Given data
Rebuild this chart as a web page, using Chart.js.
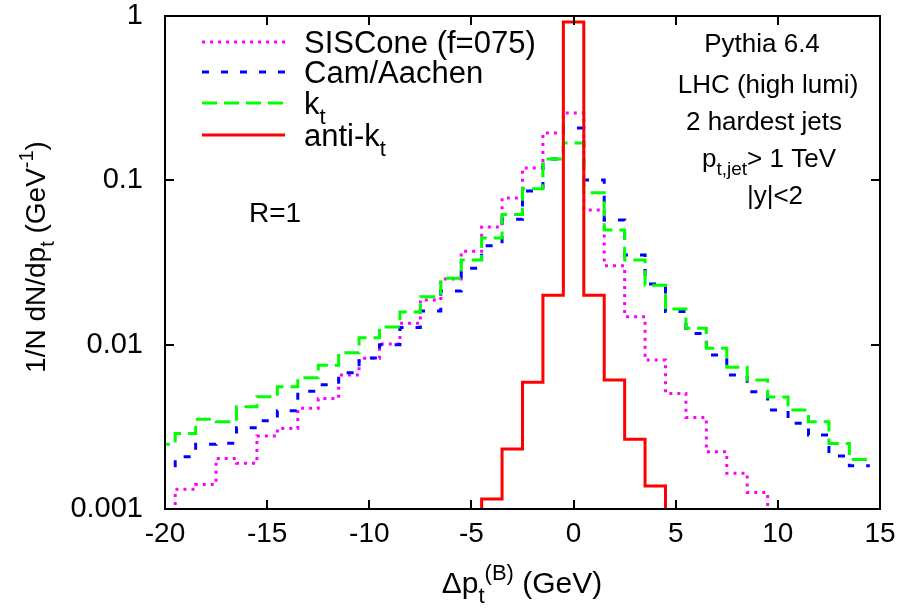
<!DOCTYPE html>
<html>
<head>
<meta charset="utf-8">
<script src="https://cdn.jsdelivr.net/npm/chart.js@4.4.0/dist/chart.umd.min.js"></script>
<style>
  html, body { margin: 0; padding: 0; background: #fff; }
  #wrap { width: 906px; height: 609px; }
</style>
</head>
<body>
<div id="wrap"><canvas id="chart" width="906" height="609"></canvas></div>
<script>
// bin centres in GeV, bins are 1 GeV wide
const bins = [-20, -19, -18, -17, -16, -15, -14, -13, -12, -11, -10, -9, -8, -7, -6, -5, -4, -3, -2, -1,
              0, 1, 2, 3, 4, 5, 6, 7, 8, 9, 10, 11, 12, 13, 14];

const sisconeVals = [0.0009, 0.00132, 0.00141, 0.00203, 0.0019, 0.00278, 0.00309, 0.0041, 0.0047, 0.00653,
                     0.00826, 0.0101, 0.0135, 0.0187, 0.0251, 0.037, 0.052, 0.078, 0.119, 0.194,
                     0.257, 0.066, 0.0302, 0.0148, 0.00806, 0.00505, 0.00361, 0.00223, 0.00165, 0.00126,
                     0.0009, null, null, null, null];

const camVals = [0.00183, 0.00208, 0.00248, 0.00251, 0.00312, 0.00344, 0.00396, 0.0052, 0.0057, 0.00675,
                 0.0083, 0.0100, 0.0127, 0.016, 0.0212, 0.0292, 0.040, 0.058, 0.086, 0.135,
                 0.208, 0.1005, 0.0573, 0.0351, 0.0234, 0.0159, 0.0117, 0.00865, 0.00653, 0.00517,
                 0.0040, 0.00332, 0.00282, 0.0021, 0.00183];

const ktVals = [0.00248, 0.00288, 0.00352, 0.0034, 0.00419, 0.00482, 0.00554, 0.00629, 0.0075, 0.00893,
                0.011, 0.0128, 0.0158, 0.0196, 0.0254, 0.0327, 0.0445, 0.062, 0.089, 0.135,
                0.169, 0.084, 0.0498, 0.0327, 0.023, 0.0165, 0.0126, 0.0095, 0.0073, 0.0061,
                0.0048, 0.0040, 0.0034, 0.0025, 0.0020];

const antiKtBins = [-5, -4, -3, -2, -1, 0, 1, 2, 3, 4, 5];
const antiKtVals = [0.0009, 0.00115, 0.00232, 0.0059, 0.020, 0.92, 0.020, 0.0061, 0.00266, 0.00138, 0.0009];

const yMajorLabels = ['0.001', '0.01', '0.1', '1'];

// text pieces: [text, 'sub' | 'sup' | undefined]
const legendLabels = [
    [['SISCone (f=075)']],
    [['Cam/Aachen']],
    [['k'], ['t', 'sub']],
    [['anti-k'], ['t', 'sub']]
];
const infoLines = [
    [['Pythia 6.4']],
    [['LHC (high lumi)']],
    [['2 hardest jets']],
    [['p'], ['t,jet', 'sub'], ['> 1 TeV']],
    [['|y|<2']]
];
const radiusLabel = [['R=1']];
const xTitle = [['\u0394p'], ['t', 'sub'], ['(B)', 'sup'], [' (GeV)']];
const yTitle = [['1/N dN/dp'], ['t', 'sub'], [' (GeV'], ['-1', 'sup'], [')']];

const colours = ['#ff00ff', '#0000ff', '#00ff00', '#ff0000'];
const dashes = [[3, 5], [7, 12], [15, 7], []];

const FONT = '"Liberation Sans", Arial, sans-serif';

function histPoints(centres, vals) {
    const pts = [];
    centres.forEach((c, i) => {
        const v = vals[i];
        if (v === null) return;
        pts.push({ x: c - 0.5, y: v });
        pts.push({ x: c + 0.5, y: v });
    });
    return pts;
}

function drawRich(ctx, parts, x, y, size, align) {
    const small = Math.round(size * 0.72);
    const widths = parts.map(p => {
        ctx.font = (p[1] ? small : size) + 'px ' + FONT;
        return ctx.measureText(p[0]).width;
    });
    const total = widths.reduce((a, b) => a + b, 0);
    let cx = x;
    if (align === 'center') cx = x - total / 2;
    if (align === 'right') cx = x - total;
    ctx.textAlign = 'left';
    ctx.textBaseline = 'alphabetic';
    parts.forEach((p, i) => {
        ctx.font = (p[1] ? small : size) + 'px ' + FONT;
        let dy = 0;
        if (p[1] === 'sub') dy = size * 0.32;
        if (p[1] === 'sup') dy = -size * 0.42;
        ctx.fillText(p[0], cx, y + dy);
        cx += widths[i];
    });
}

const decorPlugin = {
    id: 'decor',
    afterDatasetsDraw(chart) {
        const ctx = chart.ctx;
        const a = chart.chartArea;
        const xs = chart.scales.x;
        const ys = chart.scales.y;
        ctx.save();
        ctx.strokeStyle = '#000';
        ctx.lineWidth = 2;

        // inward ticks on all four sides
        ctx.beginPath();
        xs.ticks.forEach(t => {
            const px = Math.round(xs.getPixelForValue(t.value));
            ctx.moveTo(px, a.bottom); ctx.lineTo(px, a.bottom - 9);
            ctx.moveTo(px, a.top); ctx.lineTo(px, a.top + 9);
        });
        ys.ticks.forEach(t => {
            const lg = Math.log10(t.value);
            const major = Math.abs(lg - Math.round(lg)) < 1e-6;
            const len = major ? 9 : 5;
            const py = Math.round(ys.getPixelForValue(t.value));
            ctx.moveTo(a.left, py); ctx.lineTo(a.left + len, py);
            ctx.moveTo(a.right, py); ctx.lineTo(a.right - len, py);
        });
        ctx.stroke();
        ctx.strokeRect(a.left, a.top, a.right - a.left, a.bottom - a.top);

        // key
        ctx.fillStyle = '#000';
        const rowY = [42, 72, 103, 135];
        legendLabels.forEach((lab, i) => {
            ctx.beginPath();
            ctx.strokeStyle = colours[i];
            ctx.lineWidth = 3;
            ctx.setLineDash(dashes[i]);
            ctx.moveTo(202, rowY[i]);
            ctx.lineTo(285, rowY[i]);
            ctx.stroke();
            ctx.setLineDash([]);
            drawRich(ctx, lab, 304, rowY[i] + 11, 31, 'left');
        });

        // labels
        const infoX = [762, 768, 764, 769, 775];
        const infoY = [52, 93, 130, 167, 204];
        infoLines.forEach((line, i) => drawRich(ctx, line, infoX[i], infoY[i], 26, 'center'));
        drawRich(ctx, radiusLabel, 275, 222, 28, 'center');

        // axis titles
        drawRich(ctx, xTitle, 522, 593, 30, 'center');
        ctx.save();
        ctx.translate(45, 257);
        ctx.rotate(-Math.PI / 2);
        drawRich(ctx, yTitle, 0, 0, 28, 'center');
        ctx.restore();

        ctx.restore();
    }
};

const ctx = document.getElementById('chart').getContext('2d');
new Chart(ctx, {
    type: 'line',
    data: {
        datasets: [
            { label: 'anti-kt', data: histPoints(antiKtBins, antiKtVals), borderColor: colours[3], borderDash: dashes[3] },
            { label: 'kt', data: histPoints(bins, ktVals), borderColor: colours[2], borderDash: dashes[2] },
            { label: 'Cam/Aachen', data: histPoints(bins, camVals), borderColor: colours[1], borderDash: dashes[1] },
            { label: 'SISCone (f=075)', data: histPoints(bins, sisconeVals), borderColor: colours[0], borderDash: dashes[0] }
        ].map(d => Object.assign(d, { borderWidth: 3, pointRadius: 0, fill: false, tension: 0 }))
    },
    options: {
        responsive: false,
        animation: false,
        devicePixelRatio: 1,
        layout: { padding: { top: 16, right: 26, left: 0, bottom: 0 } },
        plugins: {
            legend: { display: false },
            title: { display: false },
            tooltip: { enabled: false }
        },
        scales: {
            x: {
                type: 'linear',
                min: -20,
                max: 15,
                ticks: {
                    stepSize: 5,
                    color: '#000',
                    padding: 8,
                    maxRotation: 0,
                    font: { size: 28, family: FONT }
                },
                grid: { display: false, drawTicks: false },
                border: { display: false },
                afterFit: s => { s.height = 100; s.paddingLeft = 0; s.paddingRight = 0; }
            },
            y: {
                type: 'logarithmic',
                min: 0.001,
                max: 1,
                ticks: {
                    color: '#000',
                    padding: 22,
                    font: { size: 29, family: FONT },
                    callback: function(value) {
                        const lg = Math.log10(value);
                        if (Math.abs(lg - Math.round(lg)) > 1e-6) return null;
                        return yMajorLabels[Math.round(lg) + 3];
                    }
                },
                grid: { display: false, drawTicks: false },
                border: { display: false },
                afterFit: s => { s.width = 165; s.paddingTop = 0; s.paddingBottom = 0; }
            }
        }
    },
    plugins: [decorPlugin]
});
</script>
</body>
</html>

What you have to do
Begin at the first line of the data above and repeat each line exactly, stopping after the line containing "12, 13, 14];". Omit the pictures.

In response
Rebuild this chart as a web page, using Chart.js.
<!DOCTYPE html>
<html>
<head>
<meta charset="utf-8">
<script src="https://cdn.jsdelivr.net/npm/chart.js@4.4.0/dist/chart.umd.min.js"></script>
<style>
  html, body { margin: 0; padding: 0; background: #fff; }
  #wrap { width: 906px; height: 609px; }
</style>
</head>
<body>
<div id="wrap"><canvas id="chart" width="906" height="609"></canvas></div>
<script>
// bin centres in GeV, bins are 1 GeV wide
const bins = [-20, -19, -18, -17, -16, -15, -14, -13, -12, -11, -10, -9, -8, -7, -6, -5, -4, -3, -2, -1,
              0, 1, 2, 3, 4, 5, 6, 7, 8, 9, 10, 11, 12, 13, 14];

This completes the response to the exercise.